Even subtle behaviors like eye rolls, sighs, or sarcasm communicate disapproval. Children are highly perceptive and often feel pressure to protect the more upset parent, which can create ongoing emotional stress.
The most resilient children of divorce are not the ones shielded from the reality of divorce. They are the ones shielded from adult conflict.
Why Mediation Matters
This is where the process itself becomes critical.
Mediated divorces set a tone of cooperation, respect, and child centered decision making. When parents are supported in communicating effectively and minimizing conflict, children are better protected from the emotional crossfire.
Amicable co parenting is not about perfection. It is about intention. It is about choosing, again and again, to prioritize your child’s emotional well being over short term frustration or unresolved hurt.
Divorce Is an Adult Decision
It is natural to want validation, understanding, or even alignment from your child during a painful time. But seeking emotional reinforcement from a child reverses roles in a way that can have lasting consequences.
Divorce is an adult decision. Processing it should remain an adult conversation.
Children need permission to love both parents without guilt.

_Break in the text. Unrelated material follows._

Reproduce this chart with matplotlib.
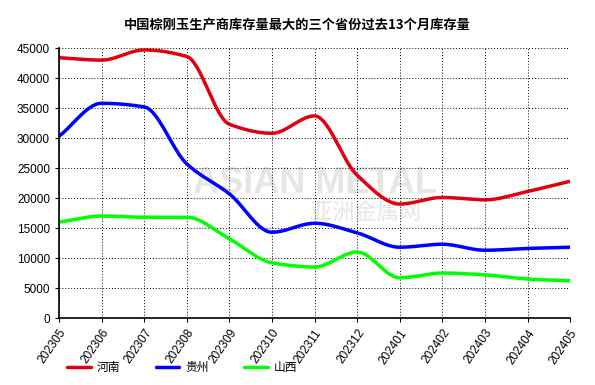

When parents protect that space, they protect their child’s long term emotional health.
Final Thought
Children will remember how their parents handled the divorce far more than the divorce itself.
When parents reduce conflict, avoid placing emotional burdens on their children, and commit to working together, they give their children something incredibly important
The freedom to love both parents and the space to grow up emotionally healthy.